Trisais: segurança jurídica é baixa nesse tipo de relacionamento
O fato de o tema vir sendo tratado cada vez mais às claras é um alerta para que os operadores do direito estejam preparados para se debruçar sobre a questão que deve ter demanda crescente nos próximos anos.
segunda-feira, 25 de abril de 2022
Atualizado às 12:01
Recentemente reportagens veiculadas na mídia sobre "trisais" - isto é, pessoas que vivem relacionamentos amorosos a três - que contam sobre seu estilo de vida tiveram grande repercussão. O tema mexe com crenças morais ou com a curiosidade dos leitores, desperta revolta de uns, leva aqueles que têm mais senso de humor a fazerem brincadeiras e também move os que defendem que "toda forma de amor vale a pena". Mas fato é que, à parte das visões norteadas pela moralidade, esse tipo de arranjo familiar deve gerar grandes desafios ao Judiciário. O tema ainda é novo e quem se propõe viver um relacionamento deste tipo deve estar ciente de que a segurança jurídica é baixíssima.
Seja qual for o arranjo, quando há pessoas envolvidas, há naturalmente riscos de conflito. Em relacionamentos heteroafetivos ou homoafetivos, são recorrentes questões como divisão de bens em caso de separação, disputas por guarda ou pelo direito à pensão em caso de morte. No caso de um "trisal", será mais uma parte envolvida, mais possibilidades de conflitos que se abrem. O que fazer se ficarem duas partes contra uma? Como seria a guarda compartilhada de filhos biológicos ou adotivos? Em caso de morte, a pensão será dividida igualmente?
É fato que no direito soluções podem sempre ser elaboradas a partir de situações similares ou do direito comparado. Em determinados casos, como o de partilha, poderia se tomar como parâmetro o que ocorre quando há diversos filhos herdeiros. Mas a relação de entre genitores e filhos é diferente da conjugal.
Os envolvidos podem recorrer a contratos que registrem seus interesses em relação aos respectivos bens, por exemplo, e sempre é possível fazer o planejamento sucessório. Mas a questão é que não há legislação sobre o tema e os precedentes fragilizam do ponto de vista jurídico que se propõe a viver uma relação poliafetiva.

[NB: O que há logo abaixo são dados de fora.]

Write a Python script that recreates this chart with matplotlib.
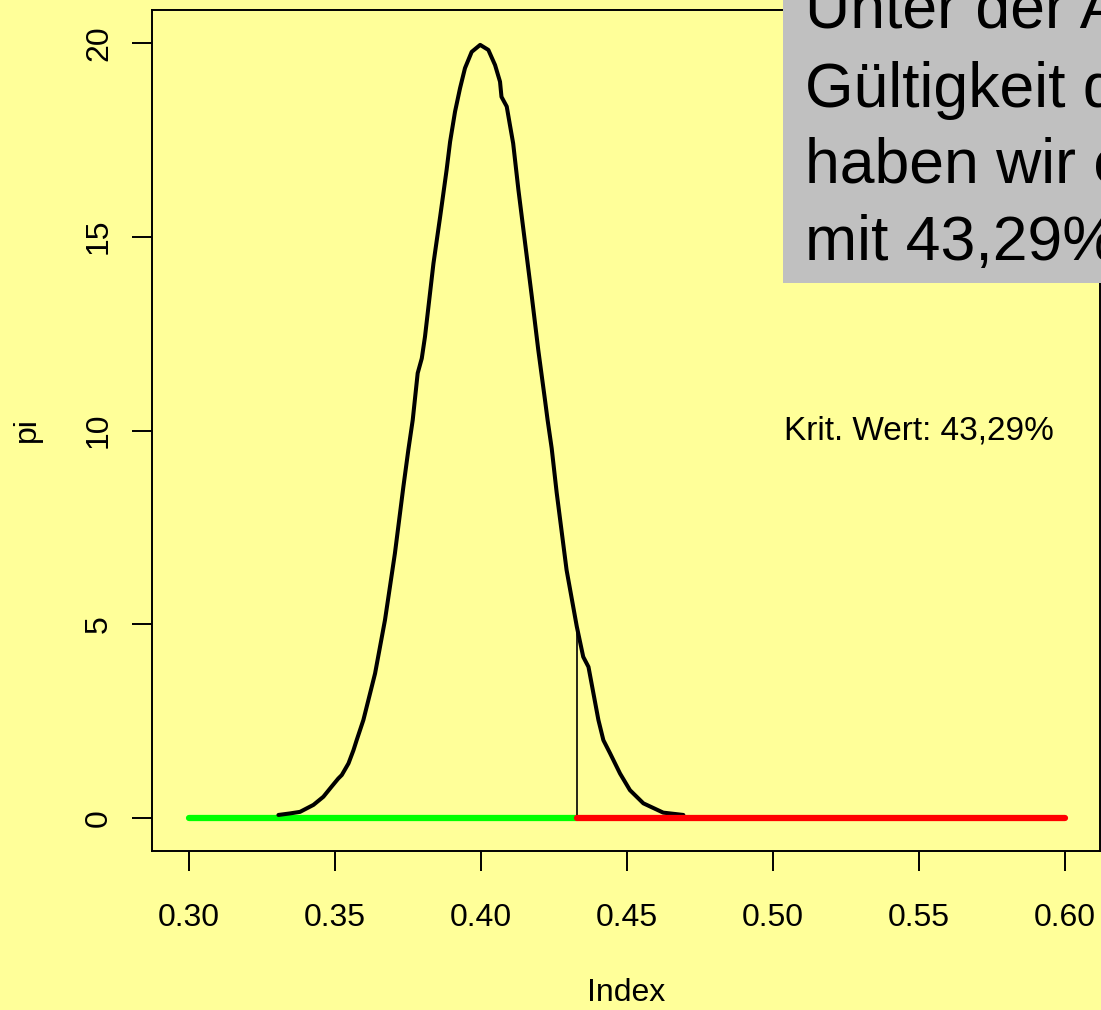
import matplotlib
matplotlib.use("Agg")
import matplotlib.pyplot as plt
from matplotlib.patches import Rectangle

plt.rcParams['font.family'] = ['Liberation Sans', 'DejaVu Sans']

# curve values
index = [0.3306, 0.3346, 0.3380, 0.3426, 0.3460, 0.3488, 0.3511, 0.3523, 0.3546,
         0.3563, 0.3574, 0.3597, 0.3637, 0.3671, 0.3705, 0.3734, 0.3751, 0.3766,
         0.3783, 0.3797, 0.3808, 0.3837, 0.3860, 0.3882, 0.3894, 0.3911, 0.3928,
         0.3945, 0.3968, 0.3997, 0.4025, 0.4048, 0.4065, 0.4070, 0.4088, 0.4099,
         0.4110, 0.4128, 0.4151, 0.4174, 0.4196, 0.4219, 0.4228, 0.4242, 0.4259,
         0.4293, 0.4328, 0.4350, 0.4368, 0.4402, 0.4419, 0.4442, 0.4476, 0.4510,
         0.4556, 0.4624, 0.4693]
pi = [0.08, 0.12, 0.16, 0.34, 0.55, 0.81, 1.02, 1.11, 1.41,
      1.75, 2.01, 2.53, 3.73, 5.11, 6.83, 8.55, 9.50, 10.27,
      11.48, 11.86, 12.42, 14.31, 15.52, 16.72, 17.45, 18.23, 18.83,
      19.35, 19.77, 19.95, 19.82, 19.43, 19.00, 18.61, 18.36, 17.88,
      17.41, 16.21, 14.83, 13.45, 12.08, 10.79, 10.27, 9.54, 8.40,
      6.40, 4.94, 4.16, 3.90, 2.53, 2.01, 1.67, 1.15, 0.72,
      0.38, 0.14, 0.08]

crit_x = 0.4329
crit_y = 4.94
range_lo, range_hi = 0.30, 0.60
crit_label = "Krit. Wert: 43,29%"
box_lines = ["Unter der Annahme der", "Gültigkeit der H0", "haben wir einen", "mit 43,29%"]

x_ticks = [0.30, 0.35, 0.40, 0.45, 0.50, 0.55, 0.60]
x_ticklabels = ["0.30", "0.35", "0.40", "0.45", "0.50", "0.55", "0.60"]
y_ticks = [0, 5, 10, 15, 20]

bg = "#FFFF99"
W, H = 1101, 1010

fig = plt.figure(figsize=(W / 100, H / 100), dpi=100, facecolor=bg)
ax = fig.add_axes([152 / W, 1 - 851 / H, (1100 - 152) / W, (851 - 10) / H])
ax.set_facecolor(bg)

ax.plot(index, pi, color="black", lw=2.9, solid_joinstyle="round", solid_capstyle="round", zorder=3)
ax.plot([crit_x, crit_x], [0, crit_y], color="black", lw=1.2, zorder=3)
ax.plot([range_lo, crit_x], [0, 0], color="#00FF00", lw=4.5, solid_capstyle="round", zorder=2)
ax.plot([crit_x, range_hi], [0, 0], color="#FF0000", lw=4.5, solid_capstyle="round", zorder=4)

ax.text(0.5038, 10, crit_label, ha="left", va="center", fontsize=24)

ax.set_xlim(0.2873, 0.612)
ax.set_ylim(-0.85, 20.85)
ax.set_xticks(x_ticks, x_ticklabels)
ax.set_yticks(y_ticks, [str(v) for v in y_ticks])
for lab in ax.get_yticklabels():
    lab.set_rotation(90)
    lab.set_va("center")
ax.tick_params(axis="both", direction="out", length=14.4, width=1.4, labelsize=23)
ax.tick_params(axis="x", pad=23)
ax.tick_params(axis="y", pad=13)
for s in ax.spines.values():
    s.set_linewidth(1.4)

fig.text(626 / W, 1 - 993 / H, "Index", ha="center", va="center", fontsize=23)
fig.text(27 / W, 1 - 430 / H, "pi", ha="center", va="center", rotation=90, fontsize=23)

# grey note box, cut by the right edge
fig.patches.append(Rectangle((783 / W, 1 - 283 / H), 1.0, 1.0, transform=fig.transFigure,
                             facecolor="#C0C0C0", edgecolor="none", zorder=10))
for line, base in zip(box_lines, [28, 107, 183, 260]):
    fig.text(805 / W, 1 - base / H, line, ha="left", va="baseline", fontsize=45, zorder=11)

fig.savefig("out.png", dpi=100, facecolor=bg)
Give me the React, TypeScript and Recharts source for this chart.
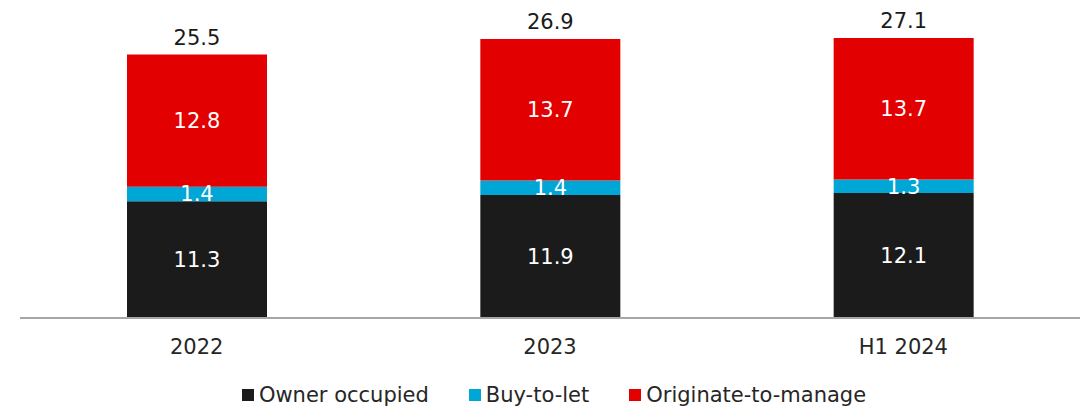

O Código Civil, prevê no artigo 1.723 somente a existência de relacionamento monogâmico. Em 2018, o Conselho Nacional de Justiça (CNJ) publicou resolução em que proibiu os cartórios de registrarem uniões estáveis poliafetivas. Na ementa, o CNJ pontuou que: "a) as regras que regulam relacionamentos monogâmicos não são hábeis a regular a vida amorosa "poliafetiva", que é mais complexa e sujeita a conflitos em razão da maior quantidade de vínculos; e b) existem consequências jurídicas que envolvem terceiros alheios à convivência, transcendendo o subjetivismo amoroso e a vontade dos envolvidos".
Em 2020, o STF afastou a possibilidade de duas uniões estáveis concomitantes e negou um pedido de divisão de pensão. Para a corte, a existência do relacionamento entre duas partes automaticamente inviabilizava juridicamente o reconhecimento da união com a terceira parte.
Ainda que comentários de redes sociais não sejam fonte científica, servem para mostrar como algumas pessoas percebem determinado contexto. Entre ironias e posicionamentos mais sérios, uma das constatações comuns diante das reportagens sobre trisais é que "isso não é novidade", "sempre existiu" e há até os mais conformados que dizem: "fiz parte de um, só não fui avisado". Mesmo que essa configuração não seja exatamente inovadora, foi por séculos tratada de maneira velada e sem quaisquer garantias às partes envolvidas, especialmente mulheres e crianças. E o fato de hoje as pessoas terem menos constrangimento em assumir sua situação não lhes traz automaticamente garantias jurídicas.
Realmente deixar de falar não fará com que questão deixe de existir. E o fato de o tema vir sendo tratado cada vez mais às claras é um alerta para que os operadores do direito estejam preparados para se debruçar sobre a questão que deve ter demanda crescente nos próximos anos.